8.01.2010

More Aphorisms

34. I repeat myself to make my thoughts clearer to myself. And because I hope that they will one day feel natural.

99. Men who act the same, speak the same. It doesn’t matter that they act and speak the “same”, in the rigorous sense of the word (whatever that means), but only that they try to, and believe that they do.

118. As I do philosophy I sometimes feel that I am saying nothing at all. That bothers me until I remind myself that I must be onto something.

133. Trying to show not with language but with a new form of life. To live so that new words are brought into being, or that new definitions attach to words. To make of your life a philosophical example.

200. That the idea of evolution for many implies the strongest and best surviving and not the luckiest, is a misunderstanding that perhaps overwhelms the whole of the idea of evolution’s contribution.

211. The idea that this is not the only way to live--why does this not bother a man more?
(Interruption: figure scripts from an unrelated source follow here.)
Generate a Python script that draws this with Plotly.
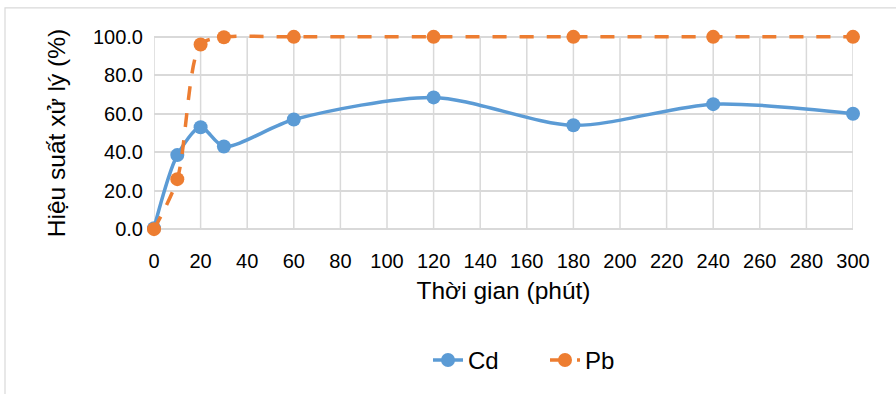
import plotly.graph_objects as go

time_min = [0, 10, 20, 30, 60, 120, 180, 240, 300]
cd_eff = [0.5, 38.5, 53.0, 43.0, 57.0, 68.5, 54.0, 65.0, 60.0]
pb_eff = [0.0, 26.0, 96.0, 99.8, 100.0, 100.0, 100.0, 100.0, 100.0]
x_ticks = list(range(0, 301, 20))
y_ticks = [0, 20, 40, 60, 80, 100]

FONT = "Arial, 'Liberation Sans', sans-serif"
BLUE = "#5B9BD5"
ORANGE = "#ED7D31"
GRID = "#D9D9D9"

fig = go.Figure()
fig.add_trace(go.Scatter(
    x=time_min, y=cd_eff, name="Cd", mode="lines+markers",
    line=dict(color=BLUE, width=3.5, shape="spline", smoothing=0.8),
    marker=dict(color=BLUE, size=14, symbol="circle"),
    cliponaxis=False,
))
fig.add_trace(go.Scatter(
    x=time_min, y=pb_eff, name="Pb", mode="lines+markers",
    line=dict(color=ORANGE, width=3.5, dash="14px,13px", shape="spline", smoothing=0.8),
    marker=dict(color=ORANGE, size=14, symbol="circle"),
    cliponaxis=False,
))

W, H = 896, 394
# pixel frame for the value range 0..100
top_px, bot_px, left_px, right_px = 37, 229, 154, 853
y_lo, y_hi = 0, 100
pad_u = 2.0
ppu = (bot_px - top_px) / (y_hi - y_lo)
T = top_px - pad_u * ppu
B = H - (bot_px + pad_u * ppu)
L, R = left_px, W - right_px
pw, ph = W - L - R, H - T - B

def py(pix):
    return (H - B - pix) / ph

def px(pix):
    return (pix - L) / pw

shapes = [dict(type="line", xref="x", yref="y", x0=v, x1=v, y0=y_lo, y1=y_hi,
               line=dict(color=GRID, width=1.5), layer="below") for v in x_ticks]
shapes.append(dict(type="line", xref="x", yref="y", x0=0, x1=300, y0=y_lo, y1=y_lo,
                   line=dict(color="#BFBFBF", width=1.5), layer="below"))
shapes.append(dict(type="rect", xref="paper", yref="paper",
                   x0=px(5), x1=px(W + 10), y0=py(H + 10), y1=py(8),
                   line=dict(color=GRID, width=1.2), fillcolor="rgba(0,0,0,0)",
                   layer="below"))

fig.update_layout(
    width=W, height=H,
    margin=dict(l=L, r=R, t=T, b=B, pad=0),
    paper_bgcolor="white", plot_bgcolor="white",
    font=dict(family=FONT, size=20, color="#000000"),
    showlegend=True,
    legend=dict(orientation="h", x=px(545), xanchor="center",
                y=py(360), yanchor="middle",
                font=dict(size=24), traceorder="normal",
                entrywidth=72, entrywidthmode="pixels",
                bgcolor="rgba(0,0,0,0)"),
    xaxis=dict(
        range=[0, 300], tickvals=x_ticks, ticktext=[str(v) for v in x_ticks],
        showgrid=False, showline=False,
        zeroline=False, ticks="outside", ticklen=14 - pad_u * ppu,
        tickcolor="rgba(0,0,0,0)",
        tickfont=dict(size=20),
        title=dict(text="Thời gian (phút)", font=dict(size=24.5), standoff=10),
        automargin=False,
    ),
    yaxis=dict(
        range=[y_lo - pad_u, y_hi + pad_u], tickvals=y_ticks, tickformat=".1f",
        showgrid=True, gridcolor=GRID, gridwidth=1.5,
        showline=False, zeroline=False,
        ticks="outside", ticklen=6, tickcolor="rgba(0,0,0,0)",
        tickfont=dict(size=20),
        title=dict(text="Hiệu suất xử lý (%)", font=dict(size=24.5), standoff=20),
        automargin=False,
    ),
    shapes=shapes,
)

fig.write_html("out.html")
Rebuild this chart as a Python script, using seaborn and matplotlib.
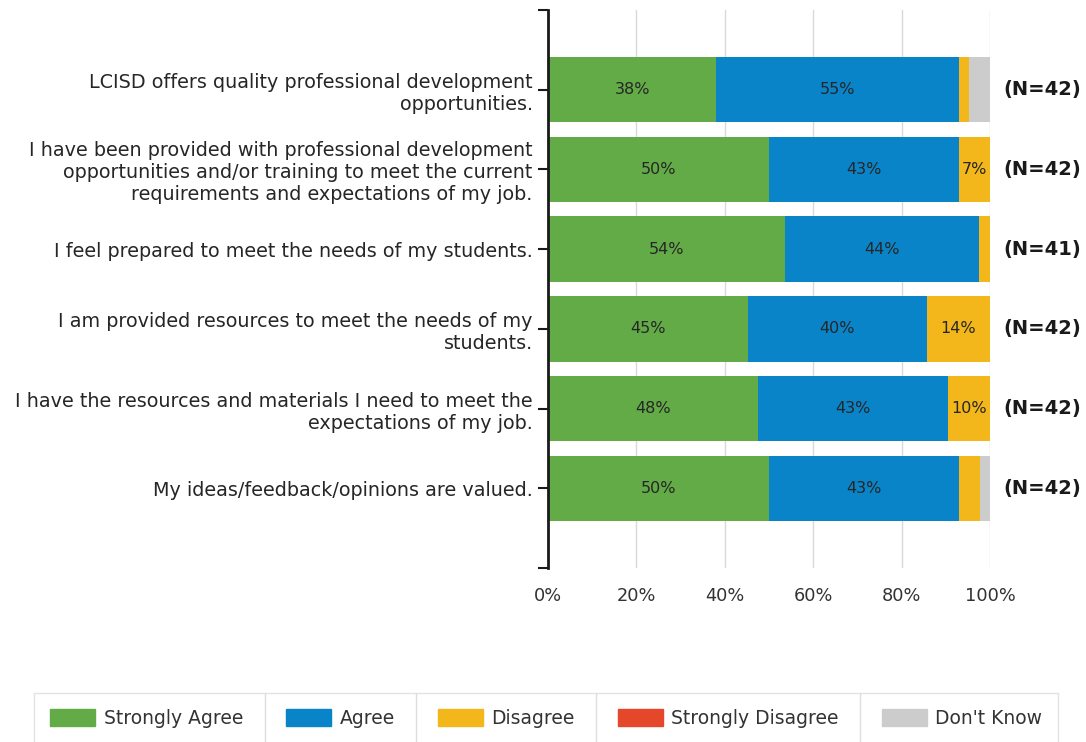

221. When he is not working in the service of others, a man is encouraged to act in his own way in his leisure time, what he also calls his “free time”. Yet this leisure activity, which he believes is his own, often constitutes the economic life of another man. Examples: getting a gym membership to use weight machines; going on vacations in structured environments; going to bars and restaurants; watching television programs; etc. But a man does not act on his own unless he acts outside an economy. A man assumes a sameness when the totality of his action is an economic exchange within a society. He is nothing more than a member, a counterparty, a client and a customer, even when he believes he is acting on his own in his own free time. The irony of his sense of freedom is that it has been reshaped as an exchange with other men.

254. To be free is to refuse to be human when it is offered to you.